Personal circumstances will affect a decision on whether to sell or retain a property before 1 July 2017. If the property is to remain in an SMSF, consideration must be given on how the SMSF will fund the CGT liability on eventual sale of the property. Tax should not be the sole consideration when deciding whether to sell property in an SMSF before or after 1 July 2017. 

Please note, that if you had the property in your own name (i.e. not in the name of the SMSF), you would pay CGT at your marginal tax rate on any capital gain on the eventual sale of the asset. 

This illustrates that holding property in a SMSF still remains very tax-effective with earnings being taxed at 15% instead of potentially 49%. Advice should be sought on the best way to structure an SMSF’s investments. 

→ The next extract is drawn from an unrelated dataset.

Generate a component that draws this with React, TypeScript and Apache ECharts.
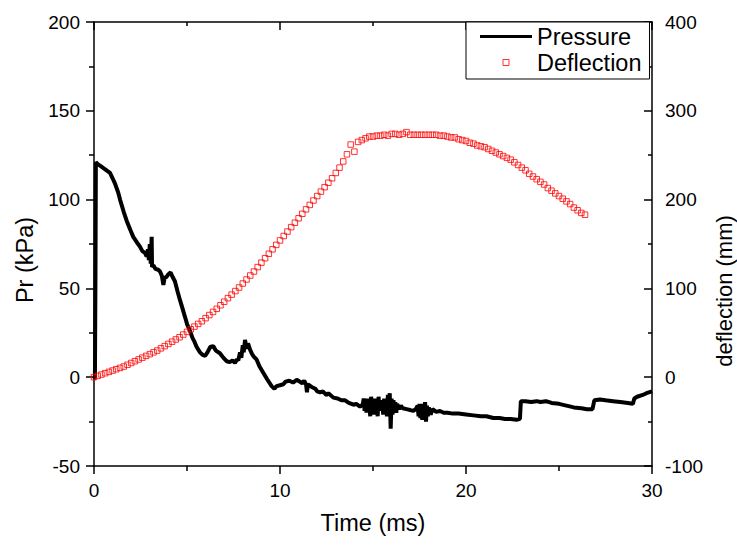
import React, { useEffect, useRef } from "react";
import * as echarts from "echarts";

// Pressure trace (time in ms, pressure in kPa)
const pressure: [number, number][] = [
  [0, -1], [0.05, 0], [0.08, 60], [0.1, 121], [0.2, 120], [0.4, 118.5], [0.6, 117], [0.86, 115],
  [1.0, 112], [1.13, 109], [1.3, 104], [1.4, 100], [1.6, 93], [1.76, 88], [1.95, 83], [2.11, 79],
  [2.3, 76], [2.47, 73.5], [2.6, 71], [2.74, 70], [2.83, 68], [2.9, 72], [2.95, 66], [3.0, 75],
  [3.05, 64], [3.1, 79], [3.12, 62], [3.19, 63], [3.3, 61], [3.45, 60.5], [3.55, 59.5], [3.65, 57],
  [3.73, 52], [3.8, 56], [3.9, 56.5], [4.0, 58], [4.12, 59], [4.2, 57], [4.35, 54], [4.5, 48],
  [4.62, 43.5], [4.75, 39], [4.89, 34], [5.0, 30], [5.16, 26], [5.3, 22], [5.4, 20], [5.52, 17],
  [5.7, 14], [5.85, 12.5], [5.97, 12], [6.1, 14], [6.25, 17], [6.41, 17.5], [6.55, 15], [6.77, 13.5],
  [6.95, 11], [7.13, 9], [7.3, 8.5], [7.45, 9.5], [7.58, 8], [7.68, 10], [7.76, 9.5], [7.85, 14],
  [7.92, 11], [8.0, 18], [8.05, 14], [8.12, 21], [8.2, 16], [8.28, 19], [8.39, 15.5], [8.5, 13],
  [8.6, 11.5], [8.74, 10], [8.9, 6], [9.1, 2.5], [9.3, -1], [9.55, -5], [9.7, -6.5], [9.82, -5],
  [10.0, -4.5], [10.18, -4], [10.3, -2.5], [10.5, -2], [10.7, -3], [10.9, -1.5], [11.07, -2.5],
  [11.2, -3.5], [11.3, -2], [11.4, -4], [11.45, -8.5], [11.5, -4], [11.7, -5.5], [11.9, -6.5],
  [12.0, -8], [12.15, -8.5], [12.3, -8], [12.5, -10], [12.6, -9], [12.87, -11.5], [13.1, -12],
  [13.3, -13], [13.5, -13], [13.7, -14.5], [13.95, -15.5], [14.1, -15], [14.3, -16.5], [14.45, -15.5],
  [14.5, -12], [14.55, -19], [14.6, -13], [14.65, -20], [14.7, -12], [14.75, -18], [14.8, -14],
  [14.85, -22], [14.9, -11], [14.95, -19], [15.0, -13], [15.05, -21], [15.1, -12], [15.15, -20],
  [15.2, -14], [15.25, -22], [15.3, -11], [15.35, -19], [15.4, -13], [15.45, -18], [15.5, -15],
  [15.55, -21], [15.6, -12], [15.65, -20], [15.7, -13], [15.75, -22], [15.8, -10], [15.85, -20],
  [15.9, -9], [15.95, -29], [16.0, -12], [16.05, -21], [16.1, -13], [16.15, -19], [16.2, -14],
  [16.25, -20], [16.3, -15], [16.4, -18], [16.5, -16], [16.6, -17.5], [16.8, -18], [17.0, -18.5],
  [17.17, -19], [17.3, -18], [17.4, -16], [17.45, -22], [17.5, -15], [17.55, -23], [17.6, -16],
  [17.65, -24], [17.7, -15], [17.75, -22], [17.8, -14], [17.85, -25], [17.9, -16], [17.95, -22],
  [18.0, -17], [18.1, -21], [18.2, -18], [18.4, -19.5], [18.6, -19], [18.8, -20], [19.0, -20],
  [19.3, -20.5], [19.6, -20.5], [20.0, -21], [20.4, -21.5], [20.8, -22], [21.1, -22], [21.47, -23],
  [21.8, -23], [22.1, -23.5], [22.4, -23.5], [22.72, -24], [22.9, -23.5], [22.95, -13.5],
  [23.2, -13.5], [23.5, -14], [23.8, -13.5], [24.0, -14], [24.3, -13.5], [24.6, -14.5], [25.0, -15],
  [25.4, -16], [25.8, -17], [26.2, -17.5], [26.5, -18], [26.8, -18], [26.9, -13], [27.2, -12.5],
  [27.5, -13], [27.9, -13.5], [28.3, -14], [28.7, -14.5], [28.97, -15], [29.05, -12], [29.2, -11],
  [29.5, -10], [29.7, -9], [30.0, -8],
];

// Deflection (time in ms, deflection in mm)
const deflection: [number, number][] = [
  [0, 0], [0.2, 1.5], [0.4, 3], [0.6, 4.5], [0.8, 6], [1.0, 7.5], [1.2, 9], [1.4, 10.5], [1.6, 12],
  [1.8, 14], [2.0, 16], [2.2, 18], [2.4, 20], [2.6, 22], [2.8, 24], [3.0, 26], [3.2, 28], [3.4, 30],
  [3.6, 32.5], [3.8, 35], [4.0, 37.5], [4.2, 40], [4.4, 42.5], [4.6, 45], [4.8, 48], [5.0, 51],
  [5.2, 54], [5.4, 57], [5.6, 60], [5.8, 63], [6.0, 66.5], [6.2, 70], [6.4, 73.5], [6.6, 77],
  [6.8, 81], [7.0, 85], [7.2, 89], [7.4, 93], [7.6, 97], [7.8, 101], [8.0, 105.5], [8.2, 110],
  [8.4, 114.5], [8.6, 119], [8.8, 124], [9.0, 129], [9.2, 134], [9.4, 139], [9.6, 144], [9.8, 149],
  [10.0, 154], [10.2, 159], [10.4, 164], [10.6, 169], [10.8, 174], [11.0, 179], [11.2, 184],
  [11.4, 189], [11.6, 194], [11.8, 199], [12.0, 204], [12.2, 209], [12.4, 214], [12.6, 219],
  [12.8, 224], [13.0, 230], [13.2, 236], [13.4, 243], [13.6, 251], [13.8, 262], [14.0, 254],
  [14.2, 265], [14.4, 267], [14.6, 269], [14.8, 271], [15.0, 271], [15.2, 272], [15.4, 272],
  [15.6, 273], [15.8, 272], [16.0, 274], [16.2, 274], [16.4, 273], [16.6, 274], [16.8, 276],
  [17.0, 273], [17.2, 273], [17.4, 273], [17.6, 273], [17.8, 273], [18.0, 273], [18.2, 273],
  [18.4, 273], [18.6, 272], [18.8, 272], [19.0, 271], [19.2, 270], [19.4, 270], [19.6, 268],
  [19.8, 267], [20.0, 266], [20.2, 264], [20.4, 263], [20.6, 261], [20.8, 260], [21.0, 259],
  [21.2, 257], [21.4, 255], [21.6, 253], [21.8, 251], [22.0, 249], [22.2, 247], [22.4, 245],
  [22.6, 242], [22.8, 239], [23.0, 236], [23.2, 233], [23.4, 229], [23.6, 226], [23.8, 223],
  [24.0, 220], [24.2, 217], [24.4, 213], [24.6, 210], [24.8, 207], [25.0, 204], [25.2, 201],
  [25.4, 198], [25.6, 195], [25.8, 191], [26.0, 188], [26.2, 185], [26.4, 183],
];

const seriesNames = ["Pressure", "Deflection"];
const xTitle = "Time (ms)";
const yLeftTitle = "Pr (kPa)";
const yRightTitle = "deflection (mm)";

const FONT = "'Liberation Sans', Arial, sans-serif";
const AX = { color: "#000", width: 1.5 };
const W = 737;
const H = 549;

export default function App() {
  const ref = useRef<HTMLDivElement>(null);
  useEffect(() => {
    if (!ref.current) return;
    const chart = echarts.init(ref.current, undefined, { renderer: "svg", width: W, height: H });
    const baseX = {
      type: "value",
      min: 0,
      max: 30,
      interval: 10,
      splitLine: { show: false },
      axisLine: { show: true, onZero: false, lineStyle: AX },
      minorTick: { show: true, splitNumber: 2, length: 5, lineStyle: AX },
    };
    const titleStyle = { fontSize: 23.5, color: "#000", fontFamily: FONT };
    chart.setOption({
      animation: false,
      backgroundColor: "#fff",
      textStyle: { fontFamily: FONT, color: "#000" },
      grid: {
        left: 94,
        right: 85,
        top: 22,
        bottom: 83,
        containLabel: false,
        outerBoundsMode: "none",
      },
      legend: {
        orient: "vertical",
        left: 466,
        top: 22,
        padding: [2, 8, 4, 14],
        itemWidth: 52,
        itemHeight: 6,
        itemGap: 1,
        borderColor: "#000",
        borderWidth: 1,
        backgroundColor: "#fff",
        textStyle: { fontSize: 23.5, lineHeight: 25, color: "#000", fontFamily: FONT },
        data: [
          {
            name: seriesNames[0],
            icon: "path://M0,0L52,0L52,3L0,3Z",
            itemStyle: { color: "#000", borderWidth: 0 },
          },
          {
            name: seriesNames[1],
            icon: "path://M0,0L10,0L10,10L0,10Z",
            itemStyle: { color: "rgba(0,0,0,0)", borderColor: "#ff0000", borderWidth: 1 },
          },
        ],
      },
      xAxis: [
        {
          ...baseX,
          position: "bottom",
          axisTick: { show: true, inside: false, length: 8, lineStyle: AX },
          axisLabel: { fontSize: 19, color: "#000", margin: 15, fontFamily: FONT },
          name: xTitle,
          nameLocation: "middle",
          nameGap: 45,
          nameTextStyle: titleStyle,
        },
        {
          ...baseX,
          position: "top",
          axisTick: { show: true, inside: true, length: 8, lineStyle: AX },
          minorTick: { show: true, splitNumber: 2, length: 4, lineStyle: AX },
          axisLabel: { show: false },
        },
      ],
      yAxis: [
        {
          type: "value",
          min: -50,
          max: 200,
          interval: 50,
          position: "left",
          splitLine: { show: false },
          axisLine: { show: true, onZero: false, lineStyle: AX },
          axisTick: { show: true, inside: false, length: 8, lineStyle: AX },
          minorTick: { show: true, splitNumber: 2, length: 5, lineStyle: AX },
          axisLabel: { fontSize: 19, color: "#000", margin: 14, fontFamily: FONT },
          name: yLeftTitle,
          nameLocation: "middle",
          nameGap: 49,
          nameRotate: 90,
          nameTextStyle: { ...titleStyle, padding: [0, 32, 0, 0] },
        },
        {
          type: "value",
          min: -100,
          max: 400,
          interval: 100,
          position: "right",
          splitLine: { show: false },
          axisLine: { show: true, onZero: false, lineStyle: AX },
          axisTick: { show: true, inside: true, length: 8, lineStyle: AX },
          minorTick: { show: true, splitNumber: 2, length: 4, lineStyle: AX },
          axisLabel: { fontSize: 19, color: "#000", margin: 13, fontFamily: FONT },
          name: yRightTitle,
          nameLocation: "middle",
          nameGap: 59,
          nameRotate: 90,
          nameTextStyle: { ...titleStyle, fontSize: 22, padding: [0, 94, 0, 0] },
        },
      ],
      series: [
        {
          name: seriesNames[0],
          type: "line",
          xAxisIndex: 0,
          yAxisIndex: 0,
          data: pressure,
          symbol: "none",
          lineStyle: { color: "#000", width: 4 },
          itemStyle: { color: "#000" },
          z: 2,
        },
        {
          name: seriesNames[1],
          type: "scatter",
          xAxisIndex: 0,
          yAxisIndex: 1,
          data: deflection,
          symbol: "rect",
          symbolSize: 5.5,
          itemStyle: { color: "rgba(0,0,0,0)", borderColor: "#ff0000", borderWidth: 1 },
          z: 3,
        },
      ],
    });
    return () => chart.dispose();
  }, []);
  return <div ref={ref} style={{ width: W, height: H, position: "absolute", left: 0, top: 0 }} />;
}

Changes to the non-concessional contribution rules may affect an SMSF’s decision to sell 

An SMSF which owns properties and which funds mortgage payments from non-concessional contributions may become financially stressed if superannuation balances exceed $1.6 million (because no more non-concessional contributions will be allowed once each member’s superannuation balance exceeds $1.6 million). 

Please seek our advice if the $1.6 million cap is being approached or is already exceeded so that potential strategies can be developed (e.g. if possible, allow more members into the SMSF that have less than $1.6 million in superannuation so that more non-concessional contributions can be made – and the mortgage therefore can continue to be serviced). 

How can Robson Partners help you? 

These significant changes that will apply from 1 July 2017 will cause everyone to reconsider their retirement plan – action should be taken well in advance of 30 June 2017. 

This alert provides a brief overview of the impending superannuation changes as well as some of the challenges and potential opportunities available to maximise your retirement nest egg.